Songwriter and composer Allee Willis' new video, "Editing Is Cool," is funky and fun -- and provides a rare window into the creative process.

Published August 8, 2008 3:30PM (EDT)

Sometime on Thursday night, the creative dynamo known as Allee Willis launched the next phase of her own personal 15-year-plus "power to the people" interactive media revolution, with a new song, video and window into the creative process called "Editing Is Cool" by Bubbles & Cheesecake, aka Willis (Bubbles) and the terrific torch-soul singer and songwriter Holly Palmer.

"The video is honestly the best thing I've ever done," said Willis. "The whole thing is eight parts, so you can see every single stage of the song and video coming together, along with work logs and lyrics and lots more. It's the first time I got to go this deep into everything I stand for."

The release is a rare look inside the process of one of the most prolific and tenacious interactive media artists working today. While Willis is well known as a mega-hit songwriter and composer, she is also a painter, a sculptor, a videographer, a party impresario, a builder of motorized objets d'art and furniture and an avid collector and aficionado of '50s atomic and "soul" collectibles -- all of which make their way into her work.

So if the funky, homemade aesthetic of "Editing Is Cool" looks familiar to you, it probably is. In 2007, Bubbles & Cheesecake's first video, "It's a Woman Thang," got more than 900,000 YouTube views.

The real visionaries of almost any cultural revolution rarely get the credit they deserve. They are usually so far ahead of their time that by the time the wave hits, they've gotten bored or frustrated and moved on. Willis is one of the rare few who has persisted in bringing her vision to fruition, even though she frequently abandoned her songwriting career to do so.

I met Willis in 1992 when she spoke at one of the very first Digital World conferences, which themselves were instrumental in gestating the yet-unborn interactive media industry. She floored a rather staid crowd of industry executives with a passionate entreaty to support the new generation of artists who would be using digital tools to create the next generation of media. Interviewed later by the Hollywood Reporter, she said:

It's a once-in-a-lifetime chance to redefine entertainment. Interactive media is a unique opportunity for artists like me who do a lot of different things and have had mainstream success but whose product is still considered "different" to take the ball and run with it. I think that Hollywood is running after very obvious technological uses of CD-ROM, CD-I and interactive movies. Traditional pop culture mediums are out of touch with the masses, now finally it can be self-empowering for the ultimate user as it is for the artist. The right combination of fresh ideas and brilliant technology is the ultimate revenge. This is a new world. Power to the people and I want to lead the revolution.
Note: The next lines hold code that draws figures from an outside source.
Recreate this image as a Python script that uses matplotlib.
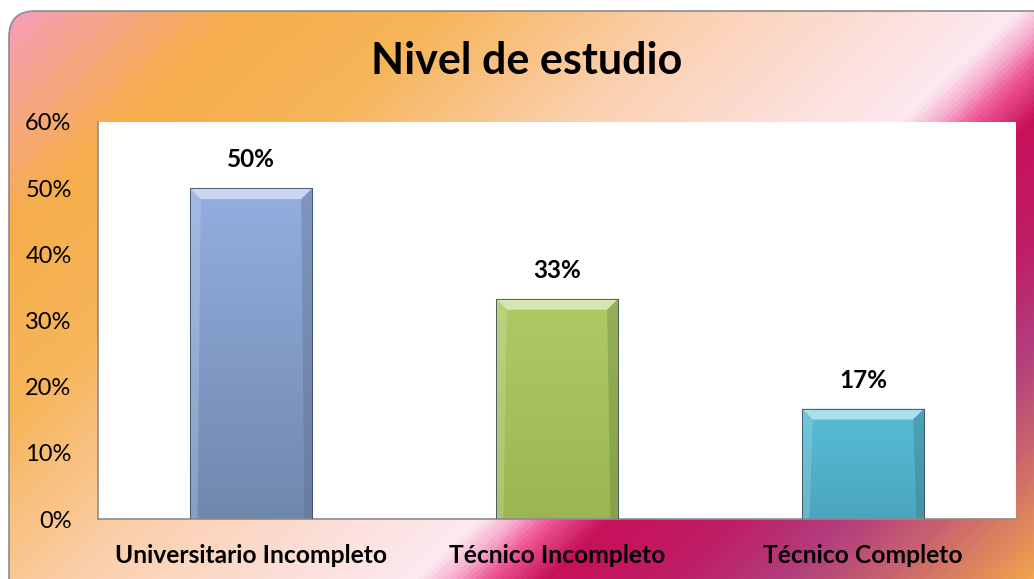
import numpy as np
import matplotlib
matplotlib.use("Agg")
import matplotlib.pyplot as plt
from matplotlib.colors import LinearSegmentedColormap, to_rgb
from matplotlib.patches import FancyBboxPatch, Polygon

plt.rcParams['font.family'] = ['Lato', 'DejaVu Sans']

title = "Nivel de estudio"
categories = ["Universitario Incompleto", "Técnico Incompleto", "Técnico Completo"]
values = [0.50, 0.333, 0.167]
labels = ["50%", "33%", "17%"]
y_ticks = [0, 0.1, 0.2, 0.3, 0.4, 0.5, 0.6]
bar_top_colors = ["#93afe0", "#aecb66", "#58bdd6"]
bar_bottom_colors = ["#7088ae", "#9cb553", "#4aa6be"]

W, H = 1034, 579
fig = plt.figure(figsize=(W / 100, H / 100), dpi=100)

# background with the diagonal gradient, clipped to a rounded frame
bg = fig.add_axes([0, 0, 1, 1])
bg.set_xlim(0, W)
bg.set_ylim(H, 0)
bg.axis("off")
k = 1.06
umax = W + k * H
stops_px = [(0, "#f79cc4"), (250, "#f6ae4c"), (450, "#f7b55a"), (700, "#fbd0ae"),
            (900, "#fcdfda"), (1030, "#fce9f0"), (1065, "#f7b0cf"), (1100, "#ef5a98"),
            (1160, "#c8105a"), (1290, "#bf1e66"), (1400, "#b23e7e"), (1500, "#c9626e"),
            (1590, "#e08a5c"), (umax, "#f2a34c")]
cmap = LinearSegmentedColormap.from_list("bg", [(p / umax, c) for p, c in stops_px])
xx, yy = np.meshgrid(np.arange(W), np.arange(H))
u = (xx + k * yy) / umax
frame = FancyBboxPatch((9, 11), W + 20, H + 20, boxstyle="round,pad=0,rounding_size=26",
                       facecolor="none", edgecolor="#8c8c8c", linewidth=1.2, zorder=3)
bg.add_patch(frame)
im = bg.imshow(u, cmap=cmap, extent=[0, W, H, 0], aspect="auto", zorder=1, vmin=0, vmax=1)
im.set_clip_path(frame)

fig.text(527 / W, 1 - 61 / H, title, ha="center", va="center",
         fontsize=31, fontweight="bold", color="black")

# plot area
ax = fig.add_axes([98 / W, 1 - 519 / H, (1016 - 98) / W, (519 - 122) / H])
ax.set_facecolor("white")
x = np.arange(len(categories))
bars = ax.bar(x, values, width=0.40, color="none", edgecolor="#3a4a5a", linewidth=0.6, zorder=3)
ax.set_xlim(-0.5, len(categories) - 0.5)
ax.set_ylim(0, 0.6)

bev_y = 0.6 / 397 * 11
bev_x = 1 / 306 * 11
for rect, c_top, c_bot in zip(bars, bar_top_colors, bar_bottom_colors):
    x0, w, h = rect.get_x(), rect.get_width(), rect.get_height()
    grad = np.linspace(0, 1, 64)[:, None, None]
    img = (1 - grad) * np.array(to_rgb(c_top)) + grad * np.array(to_rgb(c_bot))
    gi = ax.imshow(img, extent=[x0, x0 + w, 0, h], aspect="auto", zorder=2)
    gi.set_clip_path(rect)
    top = np.array(to_rgb(c_top))
    light = top + (1 - top) * 0.5
    dark = top * 0.6
    ax.add_patch(Polygon([(x0, h), (x0 + w, h), (x0 + w - bev_x, h - bev_y), (x0 + bev_x, h - bev_y)],
                         closed=True, facecolor=light, edgecolor="none", zorder=2.5))
    ax.add_patch(Polygon([(x0 + w, h), (x0 + w, 0), (x0 + w - bev_x * 0.7, 0), (x0 + w - bev_x, h - bev_y)],
                         closed=True, facecolor=dark, edgecolor="none", alpha=0.35, zorder=2.5))
    ax.add_patch(Polygon([(x0, h), (x0, 0), (x0 + bev_x * 0.7, 0), (x0 + bev_x, h - bev_y)],
                         closed=True, facecolor=light, edgecolor="none", alpha=0.3, zorder=2.5))

for xi, v, lab in zip(x, values, labels):
    ax.annotate(lab, (xi, v), xytext=(0, 12), textcoords="offset points", ha="center", va="bottom",
                fontsize=17.5, fontweight="bold", color="black")

ax.set_yticks(y_ticks)
ax.set_yticklabels([f"{int(round(t * 100))}%" for t in y_ticks], fontsize=17, color="black")
ax.set_xticks(x)
ax.set_xticklabels(categories, fontsize=17.7, fontweight="bold", color="black")
ax.tick_params(axis="y", length=0, pad=19)
ax.tick_params(axis="x", length=0, pad=18)
for side in ["top", "right"]:
    ax.spines[side].set_visible(False)
for side in ["left", "bottom"]:
    ax.spines[side].set_color("#8c8c8c")
    ax.spines[side].set_linewidth(1.2)

fig.savefig("out.png", dpi=100)
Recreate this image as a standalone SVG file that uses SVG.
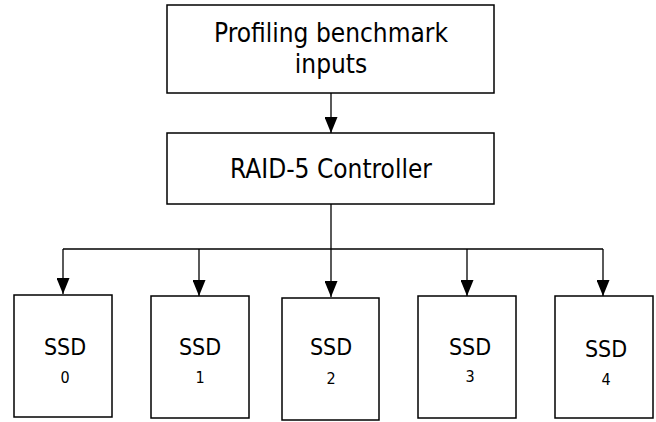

By then, she had already been working for two years, with her longtime partner and collaborator Prudence Fenton and funding from Intel, on willisville, a combination of story-driven virtual world (with Willis' trademark outsider-art aesthetic) and social network, long before the latter concept existed.

Willisville was built for fluid, persistent connections to and from television programming, shopping, e-mail, creativity tools and more. But in the five solid years they shopped the project -- to some of the biggest media moguls on the Internet today, I might add -- the reaction was always the same.

"Everyone was really excited to see it," Willis said. "Then their eyes would cross as soon as we'd start talking about it, and they'd start talking about 'Web-isodes."'

But, thankfully, that painful period is over now. With so much technology available to produce virtually every kind of media, Willis is in control of her art and her destiny in a way she has always wanted to be.

"'Editing Is Cool' was perfect conceptually, because I got to get my philosophy about process in there," she said. "I used to always be creating for someone else and that was great, but writing music and seeing someone else's visuals attached to it is totally disjointed for me. What I'm doing now, in whatever medium -- linear, non-linear, virtual, physical -- I can execute on all those different planes. And that's what I always wanted to do."

The next project for Willis is the result of a "fantasy trip" to her hometown, Detroit, when "The Color Purple" (she was one of three composers) opened there. "I went to my high school, Mumford High, for the first time in 43 years," she said. "I thought I was going to give a 10-minute speech, and they surprised me with Allis Willis Day."

The marching band, the chorus, the glee club -- all had prepared tributes for her. "They asked me if I would write a song for them and I said no," said Willis. "I said, I want to write a song with you. So now I'm doing music, video, artwork and promotion online, with 500 black kids from my alma mater, because I'm obsessed with mass collaboration. It's everything I wanted to do in willisville, come full circle."